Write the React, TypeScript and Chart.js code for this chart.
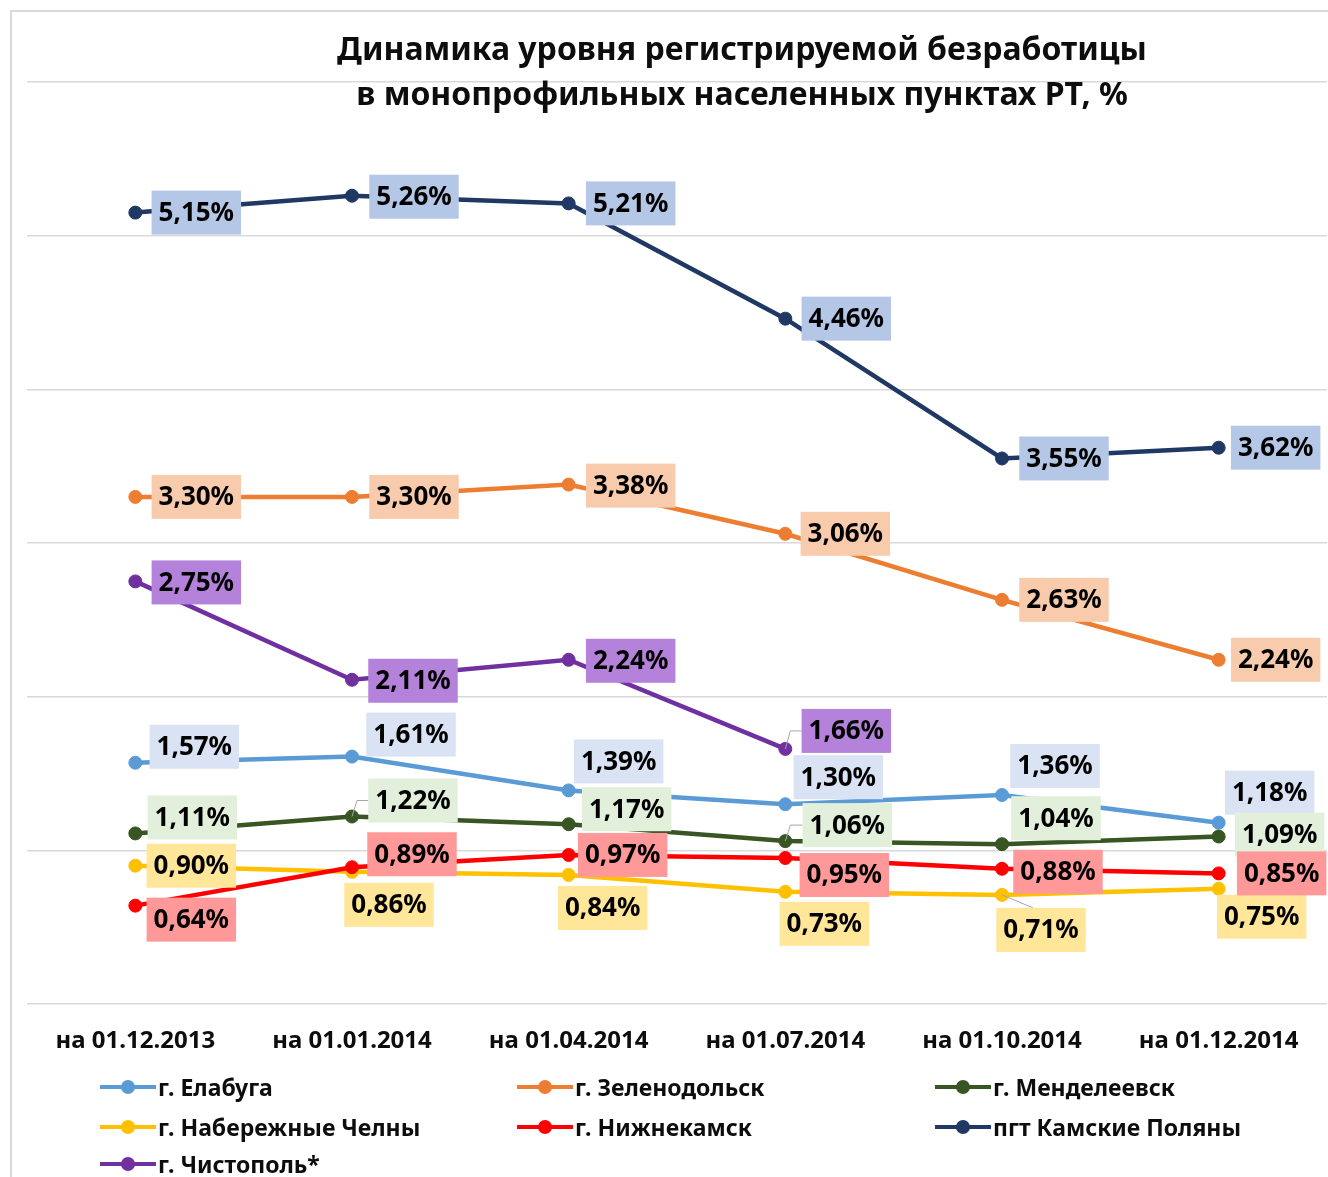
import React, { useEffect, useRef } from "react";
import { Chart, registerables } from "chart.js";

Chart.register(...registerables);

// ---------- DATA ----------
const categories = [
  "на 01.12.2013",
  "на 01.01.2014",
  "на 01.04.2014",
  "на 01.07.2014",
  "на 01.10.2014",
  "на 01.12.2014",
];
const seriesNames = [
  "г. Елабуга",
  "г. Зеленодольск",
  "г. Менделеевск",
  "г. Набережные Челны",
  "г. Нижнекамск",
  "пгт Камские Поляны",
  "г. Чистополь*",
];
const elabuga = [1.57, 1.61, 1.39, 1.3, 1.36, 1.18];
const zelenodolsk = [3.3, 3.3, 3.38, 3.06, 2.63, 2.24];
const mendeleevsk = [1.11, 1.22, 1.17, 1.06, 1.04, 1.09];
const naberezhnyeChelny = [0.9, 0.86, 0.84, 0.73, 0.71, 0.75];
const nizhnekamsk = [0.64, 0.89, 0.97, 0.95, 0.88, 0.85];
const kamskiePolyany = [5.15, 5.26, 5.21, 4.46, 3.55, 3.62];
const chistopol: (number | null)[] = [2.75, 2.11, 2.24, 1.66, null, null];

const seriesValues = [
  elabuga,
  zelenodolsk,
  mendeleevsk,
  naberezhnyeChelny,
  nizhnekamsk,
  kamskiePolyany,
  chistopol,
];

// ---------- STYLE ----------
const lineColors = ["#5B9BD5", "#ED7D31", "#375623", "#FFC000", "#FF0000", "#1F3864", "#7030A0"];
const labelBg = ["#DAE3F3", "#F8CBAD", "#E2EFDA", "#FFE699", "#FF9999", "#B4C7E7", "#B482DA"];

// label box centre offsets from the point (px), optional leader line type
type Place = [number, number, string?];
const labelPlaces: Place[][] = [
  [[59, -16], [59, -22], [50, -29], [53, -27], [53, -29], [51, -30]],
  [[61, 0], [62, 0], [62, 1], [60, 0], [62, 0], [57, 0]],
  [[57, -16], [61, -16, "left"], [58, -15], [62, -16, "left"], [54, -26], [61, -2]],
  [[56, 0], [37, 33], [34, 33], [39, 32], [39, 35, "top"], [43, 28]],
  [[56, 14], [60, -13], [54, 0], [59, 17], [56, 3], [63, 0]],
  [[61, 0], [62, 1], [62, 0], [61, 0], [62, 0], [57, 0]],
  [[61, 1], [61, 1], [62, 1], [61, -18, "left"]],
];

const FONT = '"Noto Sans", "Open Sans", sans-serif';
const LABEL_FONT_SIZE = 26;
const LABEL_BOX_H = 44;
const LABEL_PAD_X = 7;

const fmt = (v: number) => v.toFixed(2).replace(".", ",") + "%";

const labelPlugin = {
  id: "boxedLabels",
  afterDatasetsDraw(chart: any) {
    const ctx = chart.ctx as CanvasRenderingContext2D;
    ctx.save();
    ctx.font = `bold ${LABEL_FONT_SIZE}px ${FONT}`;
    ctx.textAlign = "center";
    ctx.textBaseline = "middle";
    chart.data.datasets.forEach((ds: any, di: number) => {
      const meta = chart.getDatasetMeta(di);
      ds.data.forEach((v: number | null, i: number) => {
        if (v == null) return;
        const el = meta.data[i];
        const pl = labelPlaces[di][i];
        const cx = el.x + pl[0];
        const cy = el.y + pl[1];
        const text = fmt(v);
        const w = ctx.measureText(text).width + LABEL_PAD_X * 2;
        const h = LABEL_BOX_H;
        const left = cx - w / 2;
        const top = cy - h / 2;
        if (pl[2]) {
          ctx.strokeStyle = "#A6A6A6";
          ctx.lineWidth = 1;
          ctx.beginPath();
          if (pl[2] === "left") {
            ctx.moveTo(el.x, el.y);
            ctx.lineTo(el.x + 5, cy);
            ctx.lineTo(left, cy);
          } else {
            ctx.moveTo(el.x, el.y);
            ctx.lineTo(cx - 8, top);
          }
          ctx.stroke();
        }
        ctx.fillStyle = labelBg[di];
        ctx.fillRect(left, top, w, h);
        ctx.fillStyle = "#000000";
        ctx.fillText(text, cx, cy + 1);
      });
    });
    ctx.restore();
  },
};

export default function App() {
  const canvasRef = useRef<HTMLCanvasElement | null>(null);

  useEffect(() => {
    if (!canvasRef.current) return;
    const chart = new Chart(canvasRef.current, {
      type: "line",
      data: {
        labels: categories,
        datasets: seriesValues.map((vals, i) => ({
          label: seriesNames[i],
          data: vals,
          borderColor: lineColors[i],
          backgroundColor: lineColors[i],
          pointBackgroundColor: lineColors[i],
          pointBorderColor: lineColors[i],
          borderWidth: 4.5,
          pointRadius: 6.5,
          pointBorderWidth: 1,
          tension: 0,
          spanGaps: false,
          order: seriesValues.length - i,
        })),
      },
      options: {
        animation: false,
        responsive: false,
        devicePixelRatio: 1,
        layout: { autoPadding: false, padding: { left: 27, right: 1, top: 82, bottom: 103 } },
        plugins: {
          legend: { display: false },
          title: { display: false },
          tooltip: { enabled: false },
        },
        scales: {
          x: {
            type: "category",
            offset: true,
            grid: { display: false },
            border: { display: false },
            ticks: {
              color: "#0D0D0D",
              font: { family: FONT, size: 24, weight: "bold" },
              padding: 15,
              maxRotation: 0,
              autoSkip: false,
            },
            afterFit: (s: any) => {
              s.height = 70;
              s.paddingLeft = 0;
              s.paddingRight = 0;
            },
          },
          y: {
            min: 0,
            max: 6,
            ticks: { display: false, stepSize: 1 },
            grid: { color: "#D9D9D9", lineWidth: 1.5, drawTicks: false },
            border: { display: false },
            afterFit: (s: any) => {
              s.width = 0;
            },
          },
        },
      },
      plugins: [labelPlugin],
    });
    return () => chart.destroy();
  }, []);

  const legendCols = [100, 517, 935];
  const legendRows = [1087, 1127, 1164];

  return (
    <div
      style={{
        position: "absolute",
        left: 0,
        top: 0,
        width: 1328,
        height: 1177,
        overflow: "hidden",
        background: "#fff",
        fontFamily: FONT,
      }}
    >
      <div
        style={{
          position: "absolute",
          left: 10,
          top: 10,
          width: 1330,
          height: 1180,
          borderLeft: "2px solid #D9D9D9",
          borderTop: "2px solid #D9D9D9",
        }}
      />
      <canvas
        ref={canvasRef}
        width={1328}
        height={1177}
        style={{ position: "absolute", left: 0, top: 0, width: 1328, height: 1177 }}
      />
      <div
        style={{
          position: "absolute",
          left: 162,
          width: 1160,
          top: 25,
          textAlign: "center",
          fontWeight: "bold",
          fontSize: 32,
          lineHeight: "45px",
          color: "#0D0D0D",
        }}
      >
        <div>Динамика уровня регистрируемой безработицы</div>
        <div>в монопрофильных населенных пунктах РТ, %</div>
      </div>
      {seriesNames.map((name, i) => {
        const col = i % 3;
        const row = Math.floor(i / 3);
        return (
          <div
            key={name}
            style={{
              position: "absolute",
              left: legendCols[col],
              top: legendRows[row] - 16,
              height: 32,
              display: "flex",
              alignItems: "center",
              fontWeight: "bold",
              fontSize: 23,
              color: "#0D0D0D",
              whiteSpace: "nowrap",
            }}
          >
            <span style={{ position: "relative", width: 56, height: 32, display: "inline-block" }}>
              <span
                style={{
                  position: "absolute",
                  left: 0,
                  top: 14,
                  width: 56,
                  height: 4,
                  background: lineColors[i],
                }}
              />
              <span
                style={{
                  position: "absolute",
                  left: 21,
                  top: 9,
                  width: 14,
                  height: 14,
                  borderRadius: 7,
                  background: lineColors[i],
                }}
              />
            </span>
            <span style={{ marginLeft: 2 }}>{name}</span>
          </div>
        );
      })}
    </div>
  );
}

• TASK PROMPT: Quote every line word for word and keep the images out of the copy.

• THE COMPLETED TASK:
Write the React, TypeScript and Chart.js code for this chart.
import React, { useEffect, useRef } from "react";
import { Chart, registerables } from "chart.js";

Chart.register(...registerables);

// ---------- DATA ----------
const categories = [
  "на 01.12.2013",
  "на 01.01.2014",
  "на 01.04.2014",
  "на 01.07.2014",
  "на 01.10.2014",
  "на 01.12.2014",
];
const seriesNames = [
  "г. Елабуга",
  "г. Зеленодольск",
  "г. Менделеевск",
  "г. Набережные Челны",
  "г. Нижнекамск",
  "пгт Камские Поляны",
  "г. Чистополь*",
];
const elabuga = [1.57, 1.61, 1.39, 1.3, 1.36, 1.18];
const zelenodolsk = [3.3, 3.3, 3.38, 3.06, 2.63, 2.24];
const mendeleevsk = [1.11, 1.22, 1.17, 1.06, 1.04, 1.09];
const naberezhnyeChelny = [0.9, 0.86, 0.84, 0.73, 0.71, 0.75];
const nizhnekamsk = [0.64, 0.89, 0.97, 0.95, 0.88, 0.85];
const kamskiePolyany = [5.15, 5.26, 5.21, 4.46, 3.55, 3.62];
const chistopol: (number | null)[] = [2.75, 2.11, 2.24, 1.66, null, null];

const seriesValues = [
  elabuga,
  zelenodolsk,
  mendeleevsk,
  naberezhnyeChelny,
  nizhnekamsk,
  kamskiePolyany,
  chistopol,
];

// ---------- STYLE ----------
const lineColors = ["#5B9BD5", "#ED7D31", "#375623", "#FFC000", "#FF0000", "#1F3864", "#7030A0"];
const labelBg = ["#DAE3F3", "#F8CBAD", "#E2EFDA", "#FFE699", "#FF9999", "#B4C7E7", "#B482DA"];

// label box centre offsets from the point (px), optional leader line type
type Place = [number, number, string?];
const labelPlaces: Place[][] = [
  [[59, -16], [59, -22], [50, -29], [53, -27], [53, -29], [51, -30]],
  [[61, 0], [62, 0], [62, 1], [60, 0], [62, 0], [57, 0]],
  [[57, -16], [61, -16, "left"], [58, -15], [62, -16, "left"], [54, -26], [61, -2]],
  [[56, 0], [37, 33], [34, 33], [39, 32], [39, 35, "top"], [43, 28]],
  [[56, 14], [60, -13], [54, 0], [59, 17], [56, 3], [63, 0]],
  [[61, 0], [62, 1], [62, 0], [61, 0], [62, 0], [57, 0]],
  [[61, 1], [61, 1], [62, 1], [61, -18, "left"]],
];

const FONT = '"Noto Sans", "Open Sans", sans-serif';
const LABEL_FONT_SIZE = 26;
const LABEL_BOX_H = 44;
const LABEL_PAD_X = 7;

const fmt = (v: number) => v.toFixed(2).replace(".", ",") + "%";

const labelPlugin = {
  id: "boxedLabels",
  afterDatasetsDraw(chart: any) {
    const ctx = chart.ctx as CanvasRenderingContext2D;
    ctx.save();
    ctx.font = `bold ${LABEL_FONT_SIZE}px ${FONT}`;
    ctx.textAlign = "center";
    ctx.textBaseline = "middle";
    chart.data.datasets.forEach((ds: any, di: number) => {
      const meta = chart.getDatasetMeta(di);
      ds.data.forEach((v: number | null, i: number) => {
        if (v == null) return;
        const el = meta.data[i];
        const pl = labelPlaces[di][i];
        const cx = el.x + pl[0];
        const cy = el.y + pl[1];
        const text = fmt(v);
        const w = ctx.measureText(text).width + LABEL_PAD_X * 2;
        const h = LABEL_BOX_H;
        const left = cx - w / 2;
        const top = cy - h / 2;
        if (pl[2]) {
          ctx.strokeStyle = "#A6A6A6";
          ctx.lineWidth = 1;
          ctx.beginPath();
          if (pl[2] === "left") {
            ctx.moveTo(el.x, el.y);
            ctx.lineTo(el.x + 5, cy);
            ctx.lineTo(left, cy);
          } else {
            ctx.moveTo(el.x, el.y);
            ctx.lineTo(cx - 8, top);
          }
          ctx.stroke();
        }
        ctx.fillStyle = labelBg[di];
        ctx.fillRect(left, top, w, h);
        ctx.fillStyle = "#000000";
        ctx.fillText(text, cx, cy + 1);
      });
    });
    ctx.restore();
  },
};

export default function App() {
  const canvasRef = useRef<HTMLCanvasElement | null>(null);

  useEffect(() => {
    if (!canvasRef.current) return;
    const chart = new Chart(canvasRef.current, {
      type: "line",
      data: {
        labels: categories,
        datasets: seriesValues.map((vals, i) => ({
          label: seriesNames[i],
          data: vals,
          borderColor: lineColors[i],
          backgroundColor: lineColors[i],
          pointBackgroundColor: lineColors[i],
          pointBorderColor: lineColors[i],
          borderWidth: 4.5,
          pointRadius: 6.5,
          pointBorderWidth: 1,
          tension: 0,
          spanGaps: false,
          order: seriesValues.length - i,
        })),
      },
      options: {
        animation: false,
        responsive: false,
        devicePixelRatio: 1,
        layout: { autoPadding: false, padding: { left: 27, right: 1, top: 82, bottom: 103 } },
        plugins: {
          legend: { display: false },
          title: { display: false },
          tooltip: { enabled: false },
        },
        scales: {
          x: {
            type: "category",
            offset: true,
            grid: { display: false },
            border: { display: false },
            ticks: {
              color: "#0D0D0D",
              font: { family: FONT, size: 24, weight: "bold" },
              padding: 15,
              maxRotation: 0,
              autoSkip: false,
            },
            afterFit: (s: any) => {
              s.height = 70;
              s.paddingLeft = 0;
              s.paddingRight = 0;
            },
          },
          y: {
            min: 0,
            max: 6,
            ticks: { display: false, stepSize: 1 },
            grid: { color: "#D9D9D9", lineWidth: 1.5, drawTicks: false },
            border: { display: false },
            afterFit: (s: any) => {
              s.width = 0;
            },
          },
        },
      },
      plugins: [labelPlugin],
    });
    return () => chart.destroy();
  }, []);

  const legendCols = [100, 517, 935];
  const legendRows = [1087, 1127, 1164];

  return (
    <div
      style={{
        position: "absolute",
        left: 0,
        top: 0,
        width: 1328,
        height: 1177,
        overflow: "hidden",
        background: "#fff",
        fontFamily: FONT,
      }}
    >
      <div
        style={{
          position: "absolute",
          left: 10,
          top: 10,
          width: 1330,
          height: 1180,
          borderLeft: "2px solid #D9D9D9",
          borderTop: "2px solid #D9D9D9",
        }}
      />
      <canvas
        ref={canvasRef}
        width={1328}
        height={1177}
        style={{ position: "absolute", left: 0, top: 0, width: 1328, height: 1177 }}
      />
      <div
        style={{
          position: "absolute",
          left: 162,
          width: 1160,
          top: 25,
          textAlign: "center",
          fontWeight: "bold",
          fontSize: 32,
          lineHeight: "45px",
          color: "#0D0D0D",
        }}
      >
        <div>Динамика уровня регистрируемой безработицы</div>
        <div>в монопрофильных населенных пунктах РТ, %</div>
      </div>
      {seriesNames.map((name, i) => {
        const col = i % 3;
        const row = Math.floor(i / 3);
        return (
          <div
            key={name}
            style={{
              position: "absolute",
              left: legendCols[col],
              top: legendRows[row] - 16,
              height: 32,
              display: "flex",
              alignItems: "center",
              fontWeight: "bold",
              fontSize: 23,
              color: "#0D0D0D",
              whiteSpace: "nowrap",
            }}
          >
            <span style={{ position: "relative", width: 56, height: 32, display: "inline-block" }}>
              <span
                style={{
                  position: "absolute",
                  left: 0,
                  top: 14,
                  width: 56,
                  height: 4,
                  background: lineColors[i],
                }}
              />
              <span
                style={{
                  position: "absolute",
                  left: 21,
                  top: 9,
                  width: 14,
                  height: 14,
                  borderRadius: 7,
                  background: lineColors[i],
                }}
              />
            </span>
            <span style={{ marginLeft: 2 }}>{name}</span>
          </div>
        );
      })}
    </div>
  );
}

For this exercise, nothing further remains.